LINDA MARY MONTANO is a seminal figure in contemporary feminist performance art and her work since the mid 1960s has been critical in the development of video by, for, and about women. Attempting to dissolve the boundaries between art and life, Montano continues to actively explore her art/life through shared experience, role adoption, and intricate life altering ceremonies, some of which last for seven or more years. Her artwork is starkly autobiographical and often concerned with personal and spiritual transformation. Montano’s influence is wide ranging – she has been featured at museums including The New Museum in New York, MOCA San Francisco and the ICA in London.
www.lindamontano.com
NINA ISABELLE is a process-based multidisciplinary artist working with action and perception. She works to deconstruct sensory input to the extent that meaning becomes shifted and interpretations become a phenomena of psychic imprint. By incorporating physical movement, modified technology, art and non-art objects, her work builds systems of action designed to intuit site-specific information- tethering the collective, personal, and regional relative narratives that drive the performance space machine toward trajectories of new perception, belief, and possibilities. Referencing the inability of communication which is used to visualize reality, the failure of dialogue, the dissonance between form and content, as well as the shortcomings of literal language, Isabelle pushes material and information past the point of recognition in a way that forces a shift in meaning, revealing new information that can transform and challenge the limits of material, perception, and belief. Her work has been exhibited at The San Diego Art Institute, The Bangkok Underground Film Festival, HiLo Catskill, the CICA Museum in South Korea, and most recently, The Mothership in Woodstock, NY.
www.ninaisabelle.com
JENNIFER ZACKIN has been integrating public art, sculpture, installation, performance, collaboration, ceremony, photography, video, collage and drawing into acts of reverence and reciprocity for the past 14 years. Whether wrapping trees in patterns of brightly colored rope, growing medicinal herbs in a public garden for public use, offering large masses of rose petals to oceans and lakes, creating absorbent tentacles ("hair booms") out of salvaged materials to aid in the clean-up efforts of toxic spills, Zackin seeks to engage and create community in her process, bringing art and ritual into everyday life. Every act is an exploration of exchange, communion, performance, skill-sharing and mark-making.

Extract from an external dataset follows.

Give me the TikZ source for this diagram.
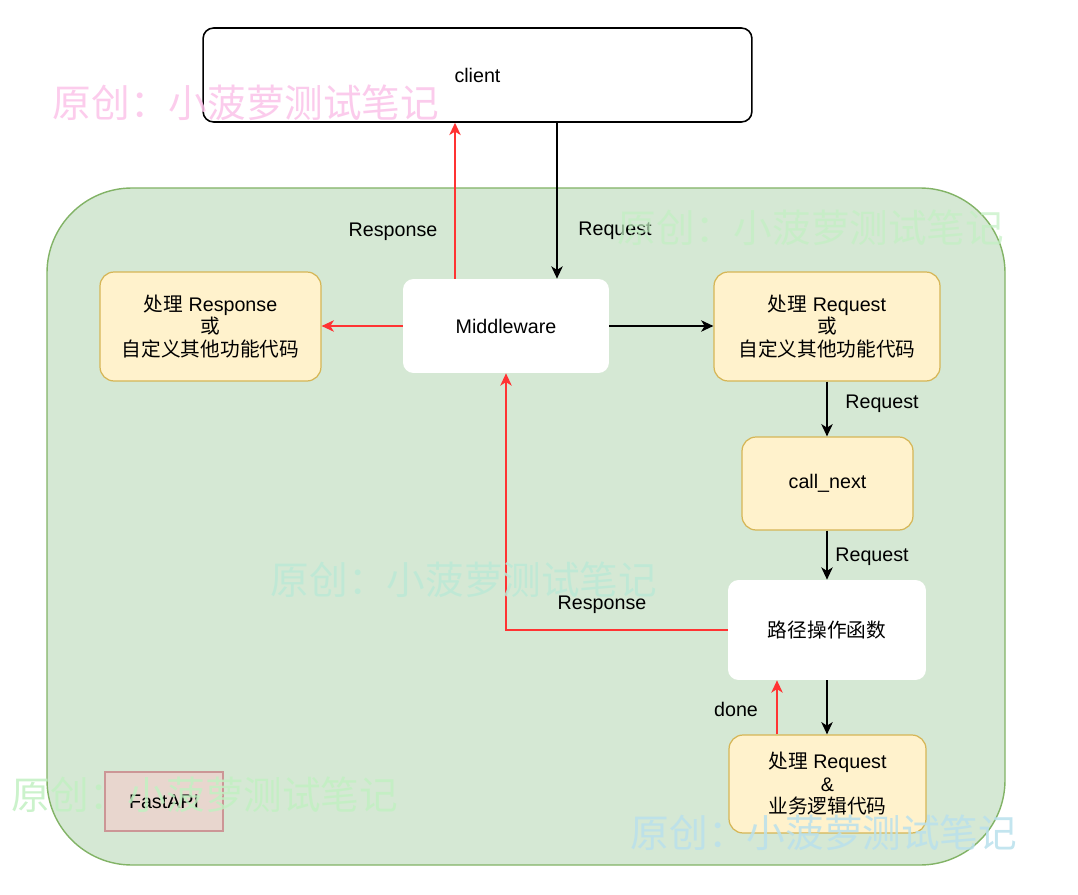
\documentclass[tikz,border=0pt]{standalone}
\usepackage{fontspec}
\setmainfont{Liberation Sans}
\newfontfamily\cjk{Noto Sans CJK SC}
\usetikzlibrary{arrows.meta,calc}
\definecolor{grnfill}{HTML}{D5E8D4}
\definecolor{grnline}{HTML}{82B366}
\definecolor{ylwfill}{HTML}{FFF2CC}
\definecolor{ylwline}{HTML}{D6B656}
\definecolor{redarr}{HTML}{FF3333}
\definecolor{fafill}{HTML}{E8D6CE}
\definecolor{faline}{HTML}{CC9696}
\definecolor{wmpink}{HTML}{FBC3E9}
\definecolor{wmgreen}{HTML}{C2F0C2}
\definecolor{wmteal}{HTML}{BCE8D6}
\definecolor{wmblue}{HTML}{B9E0EC}
\tikzset{
  txt/.style={font=\fontsize{11.2}{12.8}\selectfont, align=center, text=black},
  whitebox/.style={txt, fill=white, rounded corners=6pt, inner sep=0pt},
  ylwbox/.style={txt, fill=ylwfill, draw=ylwline, line width=0.7pt, rounded corners=8pt, inner sep=0pt},
  blkarrow/.style={draw=black, line width=0.9pt, -{Stealth[length=7pt,width=6.5pt,inset=2pt]}},
  redarrow/.style={draw=redarr, line width=0.9pt, -{Stealth[length=7pt,width=6.5pt,inset=2pt]}},
  lbl/.style={txt, inner sep=0pt},
  wm/.style={font=\cjk\fontsize{22}{22}\selectfont, inner sep=0pt},
}
\begin{document}
\begin{tikzpicture}[x=0.02cm,y=-0.02cm]
\useasboundingbox (0,0) rectangle (1078,895);
% container
\draw[fill=grnfill, draw=grnline, line width=0.8pt, rounded corners=1.7cm] (47,188) rectangle (1005,865);
% nodes
\node[whitebox, draw=black, line width=0.9pt, minimum width=10.98cm, minimum height=1.88cm] (client) at (477.5,75) {client};
\node[whitebox, minimum width=4.12cm, minimum height=1.88cm] (mw) at (506,326) {Middleware};
\node[ylwbox, minimum width=4.42cm, minimum height=2.18cm] (resp) at (210.5,326.5) {{\cjk 处理} Response\\{\cjk 或}\\{\cjk 自定义其他功能代码}};
\node[ylwbox, minimum width=4.52cm, minimum height=2.18cm] (req) at (827,326.5) {{\cjk 处理} Request\\{\cjk 或}\\{\cjk 自定义其他功能代码}};
\node[ylwbox, minimum width=3.42cm, minimum height=1.86cm] (next) at (827.5,483.5) {call\_next};
\node[whitebox, minimum width=3.96cm, minimum height=2.0cm] (path) at (827,630) {\cjk 路径操作函数};
\node[ylwbox, minimum width=3.94cm, minimum height=1.96cm] (biz) at (827.5,784) {{\cjk 处理} Request\\\&\\{\cjk 业务逻辑代码}};
\node[txt, fill=fafill, draw=faline, line width=0.8pt, minimum width=2.36cm, minimum height=1.18cm, inner sep=0pt] (fa) at (164,801.5) {FastAPI};
% connectors
\coordinate (cr) at ($(mw.north)+(51,0)$);
\draw[blkarrow] (cr |- client.south) -- (cr);
\coordinate (cl) at ($(mw.north)+(-51,0)$);
\draw[redarrow] (cl) -- (cl |- client.south);
\draw[redarrow] (mw.west) -- (resp.east |- mw.west);
\draw[blkarrow] (mw.east) -- (req.west |- mw.east);
\draw[blkarrow] (req.south) -- (next.north -| req.south);
\draw[blkarrow] (next.south -| path.north) -- (path.north);
\draw[redarrow] (path.west) -| (mw.south);
\draw[blkarrow] (path.south) -- (path.south |- biz.north);
\coordinate (dn) at ($(biz.north)+(-50.5,0)$);
\draw[redarrow] (dn) -- (dn |- path.south);
% labels
\node[lbl] (l1) at (615,231) {Request};
\node[lbl] (l2) at (393,232) {Response};
\node[lbl] (l3) at (882,404) {Request};
\node[lbl] (l4) at (872,557) {Request};
\node[lbl] (l5) at (602,605) {Response};
\node[lbl] (l6) at (736,709) {done};
% watermarks
\node[wm, text=wmpink, text opacity=0.85] (w1) at (246,103) {原创：小菠萝测试笔记};
\node[wm, text=wmgreen, text opacity=0.7] (w2) at (811,228) {原创：小菠萝测试笔记};
\node[wm, text=wmteal, text opacity=0.85] (w3) at (464,580) {原创：小菠萝测试笔记};
\node[wm, text=wmgreen, text opacity=0.85] (w4) at (205,795) {原创：小菠萝测试笔记};
\node[wm, text=wmblue, text opacity=0.85] (w5) at (824,833) {原创：小菠萝测试笔记};
\end{tikzpicture}
\end{document}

Writing in a cataloque essay about her work Lori Waxman states; “Jennifer Zackin has worked with Rose Petals, Little Plastic Cowboys, pre-Columbian symbols, bright handmade pom-poms, cheap mass-produced posters, coca leaves, and her grandfathers old Super-8 home movies. How she weaves them into rhythmic, often meditative forms depends in great part on the underlying pattern that she is able to detect and orchestrate among her diverse materials.”
Her work has been exhibited in national and international museums, including the Whitney Museum of American Art NY, Aldrich Museum of Contemporary Art CT, Spertus Museum - Chicago IL, Rose Museum MA, the Wexner Center for the Arts OH, Contemporary Art Museum - Houston TX, The Henie Onstad Kunstsenter, Høvikodden - Norway, Institute of Contemporary Art - Boston MA and the Zacheta National Art Gallery - Warsaw, Poland. Commissions include Governors Island NYC with LMCC, Katonah Art Museum NY, Socrates Sculpture Park LIC - Queens NY and the Berkshire Botanical Gardens - Stockbridge, MA. She is the recipient of fellowships and residencies, including Factory Direct at Pinchbeck Rose Farm, Art Omi, Atlantic Center for the Arts and the Skowhegan School for Painting and Sculpture.